* WHAT TO WORK ON
Below are some records. Pull every line that contains the word "with".

* DATASET

* * * * * * *

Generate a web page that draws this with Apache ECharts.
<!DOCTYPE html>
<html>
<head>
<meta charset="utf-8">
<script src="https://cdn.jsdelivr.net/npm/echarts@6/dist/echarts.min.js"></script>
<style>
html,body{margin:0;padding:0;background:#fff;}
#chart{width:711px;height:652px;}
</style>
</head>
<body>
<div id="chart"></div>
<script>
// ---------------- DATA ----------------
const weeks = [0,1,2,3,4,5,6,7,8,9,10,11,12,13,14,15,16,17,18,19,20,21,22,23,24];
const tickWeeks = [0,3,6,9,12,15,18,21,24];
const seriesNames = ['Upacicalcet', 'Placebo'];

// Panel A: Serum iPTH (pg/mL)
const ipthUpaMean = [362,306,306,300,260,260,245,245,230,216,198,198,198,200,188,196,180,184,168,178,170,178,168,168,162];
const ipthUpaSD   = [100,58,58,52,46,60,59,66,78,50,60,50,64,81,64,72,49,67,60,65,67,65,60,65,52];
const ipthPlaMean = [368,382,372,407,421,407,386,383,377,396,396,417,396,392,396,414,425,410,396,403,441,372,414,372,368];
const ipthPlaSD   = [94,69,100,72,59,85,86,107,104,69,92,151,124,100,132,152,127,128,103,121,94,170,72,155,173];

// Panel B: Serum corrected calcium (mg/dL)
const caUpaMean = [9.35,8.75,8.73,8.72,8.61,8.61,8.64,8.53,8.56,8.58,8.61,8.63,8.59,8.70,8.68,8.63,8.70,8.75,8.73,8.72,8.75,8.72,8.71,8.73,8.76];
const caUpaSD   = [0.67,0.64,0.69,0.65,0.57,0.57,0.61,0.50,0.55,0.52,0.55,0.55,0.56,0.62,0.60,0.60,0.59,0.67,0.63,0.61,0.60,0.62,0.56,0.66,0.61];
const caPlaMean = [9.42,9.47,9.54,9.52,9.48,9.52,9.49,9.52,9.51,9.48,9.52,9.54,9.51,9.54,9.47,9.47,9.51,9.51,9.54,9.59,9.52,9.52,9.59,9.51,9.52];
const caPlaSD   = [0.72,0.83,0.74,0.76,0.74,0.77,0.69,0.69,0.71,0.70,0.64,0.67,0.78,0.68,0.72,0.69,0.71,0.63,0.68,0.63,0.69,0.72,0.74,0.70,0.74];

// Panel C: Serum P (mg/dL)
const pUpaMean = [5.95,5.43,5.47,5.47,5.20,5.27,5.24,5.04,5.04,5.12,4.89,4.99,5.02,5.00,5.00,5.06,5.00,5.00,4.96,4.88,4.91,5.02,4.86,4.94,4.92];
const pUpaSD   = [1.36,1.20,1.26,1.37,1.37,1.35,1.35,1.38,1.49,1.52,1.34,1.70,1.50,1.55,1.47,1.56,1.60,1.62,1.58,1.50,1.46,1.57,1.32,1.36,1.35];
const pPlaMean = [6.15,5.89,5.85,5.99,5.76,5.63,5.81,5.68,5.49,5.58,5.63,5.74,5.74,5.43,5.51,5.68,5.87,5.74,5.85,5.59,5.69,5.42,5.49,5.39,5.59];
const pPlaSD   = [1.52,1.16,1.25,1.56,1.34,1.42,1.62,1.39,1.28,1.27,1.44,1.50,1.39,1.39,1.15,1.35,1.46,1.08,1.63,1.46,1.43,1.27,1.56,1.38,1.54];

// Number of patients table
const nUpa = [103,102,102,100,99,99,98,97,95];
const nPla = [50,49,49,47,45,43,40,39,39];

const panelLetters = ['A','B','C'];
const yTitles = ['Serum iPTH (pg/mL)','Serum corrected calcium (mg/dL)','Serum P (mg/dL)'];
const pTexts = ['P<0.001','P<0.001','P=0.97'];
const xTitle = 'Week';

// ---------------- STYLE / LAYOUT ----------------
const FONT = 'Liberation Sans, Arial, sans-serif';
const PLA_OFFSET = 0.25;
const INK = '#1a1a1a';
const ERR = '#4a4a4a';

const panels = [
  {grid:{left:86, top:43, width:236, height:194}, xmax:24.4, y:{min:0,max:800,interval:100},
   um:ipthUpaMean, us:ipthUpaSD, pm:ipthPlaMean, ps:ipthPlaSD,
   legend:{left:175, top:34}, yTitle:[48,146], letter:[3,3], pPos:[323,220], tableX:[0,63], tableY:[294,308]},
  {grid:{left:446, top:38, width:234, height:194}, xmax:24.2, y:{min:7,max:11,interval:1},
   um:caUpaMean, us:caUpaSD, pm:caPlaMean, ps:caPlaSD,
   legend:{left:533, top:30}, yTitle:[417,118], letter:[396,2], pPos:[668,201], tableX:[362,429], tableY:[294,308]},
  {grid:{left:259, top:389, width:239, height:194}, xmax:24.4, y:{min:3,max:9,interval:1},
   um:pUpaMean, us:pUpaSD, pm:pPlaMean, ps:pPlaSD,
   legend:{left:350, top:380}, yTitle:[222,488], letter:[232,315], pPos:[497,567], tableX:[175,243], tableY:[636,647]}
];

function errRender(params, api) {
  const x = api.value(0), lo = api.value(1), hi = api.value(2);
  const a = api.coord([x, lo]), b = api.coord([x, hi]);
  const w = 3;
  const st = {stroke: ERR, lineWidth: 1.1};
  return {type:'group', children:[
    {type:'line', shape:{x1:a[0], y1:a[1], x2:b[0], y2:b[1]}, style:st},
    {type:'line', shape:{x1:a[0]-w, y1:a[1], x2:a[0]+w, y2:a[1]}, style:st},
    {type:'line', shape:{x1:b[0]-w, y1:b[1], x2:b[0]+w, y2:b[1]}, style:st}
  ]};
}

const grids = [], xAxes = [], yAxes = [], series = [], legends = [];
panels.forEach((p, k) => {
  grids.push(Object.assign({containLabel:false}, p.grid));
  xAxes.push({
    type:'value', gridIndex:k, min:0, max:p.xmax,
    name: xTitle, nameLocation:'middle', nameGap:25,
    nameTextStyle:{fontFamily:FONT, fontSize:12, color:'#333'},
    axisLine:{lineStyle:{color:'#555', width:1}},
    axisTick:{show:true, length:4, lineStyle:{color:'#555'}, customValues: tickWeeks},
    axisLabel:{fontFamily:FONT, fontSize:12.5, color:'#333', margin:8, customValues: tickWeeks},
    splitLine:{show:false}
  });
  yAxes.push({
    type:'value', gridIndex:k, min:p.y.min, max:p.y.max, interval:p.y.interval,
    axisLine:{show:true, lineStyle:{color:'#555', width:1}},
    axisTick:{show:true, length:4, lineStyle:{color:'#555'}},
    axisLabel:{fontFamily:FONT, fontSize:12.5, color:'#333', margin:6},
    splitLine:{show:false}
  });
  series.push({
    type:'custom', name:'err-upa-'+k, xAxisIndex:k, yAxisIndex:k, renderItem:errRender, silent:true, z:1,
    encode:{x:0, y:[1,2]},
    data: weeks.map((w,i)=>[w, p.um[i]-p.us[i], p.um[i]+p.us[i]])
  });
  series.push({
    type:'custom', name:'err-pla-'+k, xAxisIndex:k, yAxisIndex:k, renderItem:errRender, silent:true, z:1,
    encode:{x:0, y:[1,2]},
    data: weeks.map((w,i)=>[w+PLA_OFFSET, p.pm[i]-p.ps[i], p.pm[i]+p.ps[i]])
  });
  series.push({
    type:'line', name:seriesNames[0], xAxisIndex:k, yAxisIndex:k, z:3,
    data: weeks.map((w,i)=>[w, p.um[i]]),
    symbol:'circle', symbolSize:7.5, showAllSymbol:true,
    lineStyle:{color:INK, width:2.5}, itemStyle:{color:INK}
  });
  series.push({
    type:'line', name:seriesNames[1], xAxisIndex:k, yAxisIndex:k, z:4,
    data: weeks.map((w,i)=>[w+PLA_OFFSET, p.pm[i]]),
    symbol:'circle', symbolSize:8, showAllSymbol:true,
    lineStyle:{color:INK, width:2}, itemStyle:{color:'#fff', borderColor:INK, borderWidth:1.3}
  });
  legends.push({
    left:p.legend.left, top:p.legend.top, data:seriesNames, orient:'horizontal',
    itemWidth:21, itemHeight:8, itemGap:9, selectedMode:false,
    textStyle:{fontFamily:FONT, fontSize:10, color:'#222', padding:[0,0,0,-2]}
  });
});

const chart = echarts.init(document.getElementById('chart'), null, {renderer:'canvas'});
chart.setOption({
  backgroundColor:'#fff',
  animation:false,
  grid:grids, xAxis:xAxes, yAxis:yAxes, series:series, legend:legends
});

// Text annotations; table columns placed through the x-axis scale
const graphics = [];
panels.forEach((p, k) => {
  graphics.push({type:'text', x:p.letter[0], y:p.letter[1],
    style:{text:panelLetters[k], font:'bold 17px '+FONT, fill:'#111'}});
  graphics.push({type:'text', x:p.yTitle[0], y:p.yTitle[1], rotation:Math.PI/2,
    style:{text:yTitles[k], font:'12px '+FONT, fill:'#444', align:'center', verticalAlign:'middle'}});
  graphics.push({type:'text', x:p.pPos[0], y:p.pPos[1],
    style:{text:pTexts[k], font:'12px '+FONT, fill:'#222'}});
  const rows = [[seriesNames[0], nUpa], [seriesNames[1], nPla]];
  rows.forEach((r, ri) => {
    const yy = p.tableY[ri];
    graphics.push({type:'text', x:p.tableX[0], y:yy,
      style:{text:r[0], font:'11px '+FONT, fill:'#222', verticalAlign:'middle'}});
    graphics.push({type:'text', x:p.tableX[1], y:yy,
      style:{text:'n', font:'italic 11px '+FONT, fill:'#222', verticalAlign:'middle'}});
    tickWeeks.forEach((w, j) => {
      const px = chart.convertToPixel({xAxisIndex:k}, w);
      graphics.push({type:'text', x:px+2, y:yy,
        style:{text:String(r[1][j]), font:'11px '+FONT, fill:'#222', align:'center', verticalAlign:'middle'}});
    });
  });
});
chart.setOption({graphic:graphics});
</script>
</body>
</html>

* * * * * * *

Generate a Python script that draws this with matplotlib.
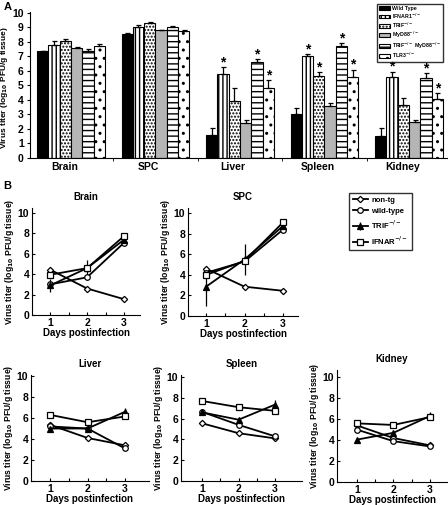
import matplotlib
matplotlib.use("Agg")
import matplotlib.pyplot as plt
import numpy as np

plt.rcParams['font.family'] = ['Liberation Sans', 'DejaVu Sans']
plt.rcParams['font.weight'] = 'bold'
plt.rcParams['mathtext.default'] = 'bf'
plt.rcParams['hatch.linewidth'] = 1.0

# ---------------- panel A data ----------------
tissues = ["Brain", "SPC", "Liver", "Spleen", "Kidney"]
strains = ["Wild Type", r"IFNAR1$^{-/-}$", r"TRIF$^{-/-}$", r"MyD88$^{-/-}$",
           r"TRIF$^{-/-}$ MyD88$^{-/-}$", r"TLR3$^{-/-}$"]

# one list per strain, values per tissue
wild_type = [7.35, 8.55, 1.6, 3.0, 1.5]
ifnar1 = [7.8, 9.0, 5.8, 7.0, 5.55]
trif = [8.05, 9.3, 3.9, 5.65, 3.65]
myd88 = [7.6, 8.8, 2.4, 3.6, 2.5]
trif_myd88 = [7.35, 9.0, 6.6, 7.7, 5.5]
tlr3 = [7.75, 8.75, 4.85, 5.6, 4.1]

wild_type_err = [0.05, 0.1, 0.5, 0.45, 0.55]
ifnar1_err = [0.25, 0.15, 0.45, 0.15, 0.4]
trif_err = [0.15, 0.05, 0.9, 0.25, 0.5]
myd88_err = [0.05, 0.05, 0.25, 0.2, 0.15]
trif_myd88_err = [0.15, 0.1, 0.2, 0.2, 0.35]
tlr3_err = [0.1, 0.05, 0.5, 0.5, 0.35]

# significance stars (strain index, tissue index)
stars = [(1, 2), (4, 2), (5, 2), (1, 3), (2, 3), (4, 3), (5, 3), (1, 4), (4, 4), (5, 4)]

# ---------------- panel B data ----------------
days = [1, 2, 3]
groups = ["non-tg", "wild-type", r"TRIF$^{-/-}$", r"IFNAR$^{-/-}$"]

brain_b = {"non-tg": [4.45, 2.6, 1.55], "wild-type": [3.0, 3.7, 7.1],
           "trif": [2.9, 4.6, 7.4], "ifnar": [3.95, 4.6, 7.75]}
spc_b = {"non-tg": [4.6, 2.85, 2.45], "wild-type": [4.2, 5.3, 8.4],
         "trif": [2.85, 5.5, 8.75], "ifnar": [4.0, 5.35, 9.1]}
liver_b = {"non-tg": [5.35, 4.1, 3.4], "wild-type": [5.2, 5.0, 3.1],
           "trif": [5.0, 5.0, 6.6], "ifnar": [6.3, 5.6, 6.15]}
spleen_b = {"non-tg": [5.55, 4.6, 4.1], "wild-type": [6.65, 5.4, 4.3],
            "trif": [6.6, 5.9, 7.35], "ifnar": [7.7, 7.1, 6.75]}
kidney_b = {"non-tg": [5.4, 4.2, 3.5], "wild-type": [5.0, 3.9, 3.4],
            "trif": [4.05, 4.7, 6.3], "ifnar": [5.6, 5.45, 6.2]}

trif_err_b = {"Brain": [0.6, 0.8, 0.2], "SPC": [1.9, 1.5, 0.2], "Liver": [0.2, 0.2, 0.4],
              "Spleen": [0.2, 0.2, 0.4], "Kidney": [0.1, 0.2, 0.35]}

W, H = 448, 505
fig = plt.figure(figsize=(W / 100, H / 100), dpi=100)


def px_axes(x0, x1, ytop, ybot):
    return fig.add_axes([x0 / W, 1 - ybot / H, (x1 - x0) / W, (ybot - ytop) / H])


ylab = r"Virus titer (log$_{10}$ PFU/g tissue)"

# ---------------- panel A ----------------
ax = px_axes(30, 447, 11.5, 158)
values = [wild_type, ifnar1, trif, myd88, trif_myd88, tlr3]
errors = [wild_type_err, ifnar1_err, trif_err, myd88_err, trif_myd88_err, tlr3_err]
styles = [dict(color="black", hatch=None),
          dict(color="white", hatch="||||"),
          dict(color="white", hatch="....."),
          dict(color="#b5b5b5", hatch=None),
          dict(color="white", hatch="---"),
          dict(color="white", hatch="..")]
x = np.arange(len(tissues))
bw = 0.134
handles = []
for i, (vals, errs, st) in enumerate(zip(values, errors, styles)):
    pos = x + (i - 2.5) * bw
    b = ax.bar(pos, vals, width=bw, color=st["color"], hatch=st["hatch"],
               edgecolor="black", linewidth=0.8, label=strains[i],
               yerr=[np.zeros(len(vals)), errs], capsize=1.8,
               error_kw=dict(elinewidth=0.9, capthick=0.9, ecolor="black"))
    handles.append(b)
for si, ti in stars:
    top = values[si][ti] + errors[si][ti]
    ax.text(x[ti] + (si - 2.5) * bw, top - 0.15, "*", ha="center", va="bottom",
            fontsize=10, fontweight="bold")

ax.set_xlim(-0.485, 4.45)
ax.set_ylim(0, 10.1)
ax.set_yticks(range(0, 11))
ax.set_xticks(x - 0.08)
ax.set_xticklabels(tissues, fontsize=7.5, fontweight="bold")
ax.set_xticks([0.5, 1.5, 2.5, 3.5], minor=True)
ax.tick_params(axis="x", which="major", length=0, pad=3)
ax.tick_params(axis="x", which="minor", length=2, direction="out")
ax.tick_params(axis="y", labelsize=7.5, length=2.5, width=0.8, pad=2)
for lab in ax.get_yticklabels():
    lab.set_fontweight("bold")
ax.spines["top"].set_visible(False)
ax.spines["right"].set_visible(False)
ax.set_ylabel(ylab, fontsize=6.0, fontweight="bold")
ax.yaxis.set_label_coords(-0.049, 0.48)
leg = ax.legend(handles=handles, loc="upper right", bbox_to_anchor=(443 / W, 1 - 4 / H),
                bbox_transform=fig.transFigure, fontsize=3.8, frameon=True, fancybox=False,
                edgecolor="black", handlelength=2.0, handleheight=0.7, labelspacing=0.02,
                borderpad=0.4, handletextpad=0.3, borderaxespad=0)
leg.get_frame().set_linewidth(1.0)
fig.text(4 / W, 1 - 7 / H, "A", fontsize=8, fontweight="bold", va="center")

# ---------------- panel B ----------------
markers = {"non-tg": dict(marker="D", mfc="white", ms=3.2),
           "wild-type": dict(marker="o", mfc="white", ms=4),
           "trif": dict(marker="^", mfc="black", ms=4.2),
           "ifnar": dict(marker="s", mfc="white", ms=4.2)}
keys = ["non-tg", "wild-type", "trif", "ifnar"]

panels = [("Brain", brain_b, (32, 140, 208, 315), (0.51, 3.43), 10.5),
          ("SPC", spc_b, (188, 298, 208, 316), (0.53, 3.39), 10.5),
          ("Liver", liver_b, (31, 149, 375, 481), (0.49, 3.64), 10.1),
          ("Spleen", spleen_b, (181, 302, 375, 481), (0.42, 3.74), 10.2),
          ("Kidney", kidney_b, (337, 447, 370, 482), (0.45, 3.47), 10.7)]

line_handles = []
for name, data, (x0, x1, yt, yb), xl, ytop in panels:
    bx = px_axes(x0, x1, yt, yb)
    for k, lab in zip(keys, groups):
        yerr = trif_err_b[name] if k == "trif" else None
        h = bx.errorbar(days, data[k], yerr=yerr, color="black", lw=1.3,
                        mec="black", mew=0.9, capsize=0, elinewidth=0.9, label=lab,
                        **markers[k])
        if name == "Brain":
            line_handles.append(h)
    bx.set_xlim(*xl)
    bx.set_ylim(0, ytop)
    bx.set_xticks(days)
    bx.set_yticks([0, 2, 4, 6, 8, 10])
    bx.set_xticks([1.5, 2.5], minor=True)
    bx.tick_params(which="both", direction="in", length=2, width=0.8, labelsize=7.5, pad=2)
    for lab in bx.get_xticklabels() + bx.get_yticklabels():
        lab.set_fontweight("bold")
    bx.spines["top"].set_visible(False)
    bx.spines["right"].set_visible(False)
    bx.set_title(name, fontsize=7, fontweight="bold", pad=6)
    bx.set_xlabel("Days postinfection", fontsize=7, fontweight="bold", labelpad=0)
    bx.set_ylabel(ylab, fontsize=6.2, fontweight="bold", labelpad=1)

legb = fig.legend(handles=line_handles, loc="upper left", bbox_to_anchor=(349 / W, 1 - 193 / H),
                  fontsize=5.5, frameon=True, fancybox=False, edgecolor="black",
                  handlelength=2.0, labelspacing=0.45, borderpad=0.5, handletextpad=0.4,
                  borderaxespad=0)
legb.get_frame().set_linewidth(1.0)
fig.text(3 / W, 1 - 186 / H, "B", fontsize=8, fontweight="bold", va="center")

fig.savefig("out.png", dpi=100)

* * * * * * *

* SOLUTION
Generate a web page that draws this with Apache ECharts.
Generate a Python script that draws this with matplotlib.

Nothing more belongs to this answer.